Now that The Monkey is complete, Keeper is next for the director. Keeper follows a couple embarking on a romantic anniversary retreat to a remote cabin. When Malcolm (Sutherland) abruptly departs for the city, Liz (Maslany) is left alone. During her solitude, she encounters a malevolent force that reveals the disturbing secrets hidden within the cabin.

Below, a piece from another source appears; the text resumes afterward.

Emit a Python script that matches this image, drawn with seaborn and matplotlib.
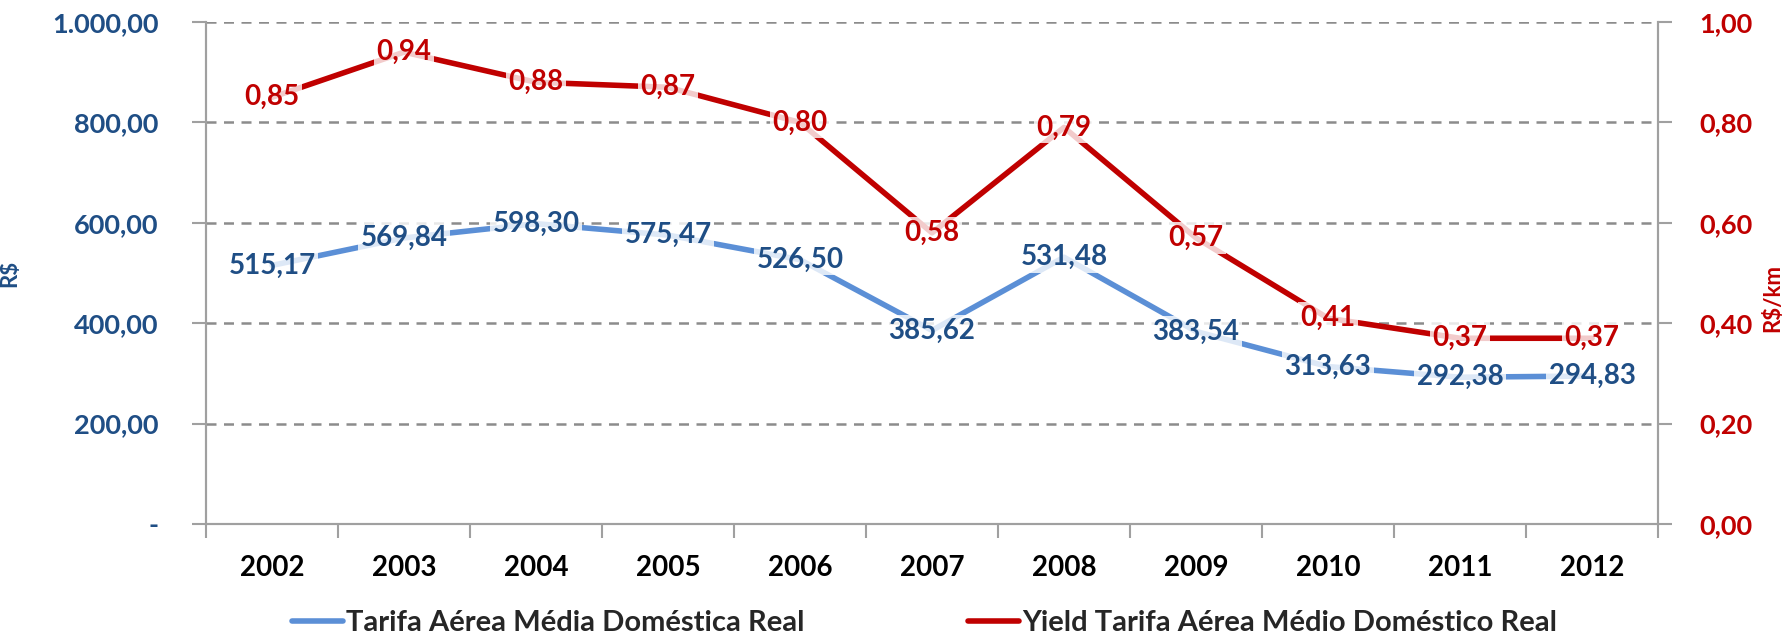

“We have another movie coming out in October. When we made Longlegs, we were like, ‘Let’s make The Monkey right away because we love everybody, and when we worked in Vancouver, I fell in love with everybody. We got the script, we got the money, we got the people, and we got the thing. Ah, there’s a strike, and I couldn’t do it. So, I kind of cried for a minute because I was really invested in doing the movie. 30 minutes later, I got up off the ground. I was on the ground; I’m a grownup. Don’t forget to cry sometimes, grown-ups. So, I get up off the ground, and I call my producer. I’m like, ‘Chris, we have to make a movie,’ and he said, ‘What do you mean? Everybody’s on strike: actors, writers, it’s all done. I said, ‘I don’t care. We have to figure it out. He was like, ‘We could do found footage, I guess. I was like, ‘Yeah, I guess we could do found footage, sort of like a Skinamarink kind of thing. Just kind of put the camera on the floor, roll it around, put on cartoons, and whisper.”
“But then what happened was we discovered, oh, we can get a guy, Nick Lepard. this lovely guy is Canadian and not in the Writer Guild, he could write a movie for us. I could get Canadian actors who don’t want to work for SAG but can work for the Canadian Union and get them. Cut to, we found a house, and we wrote a script. I didn’t touch it. I’m a member of the Writers Guild; they’ll come find me. He wrote a script, we found the actors, we got a house, and we did a thing. It’s Tatiana Maslany, and it’s Rossif Sutherland who’s Donald Sutherland’s youngest son. We did this thing in a house, and from the moment that I got up from crying and called my producer Chris to wrapping the picture, it was something like 14 weeks. Then we made The Monkey, and then we’re finishing Keeper, and Neon’s putting them all out. We can’t be stopped. Let’s go.”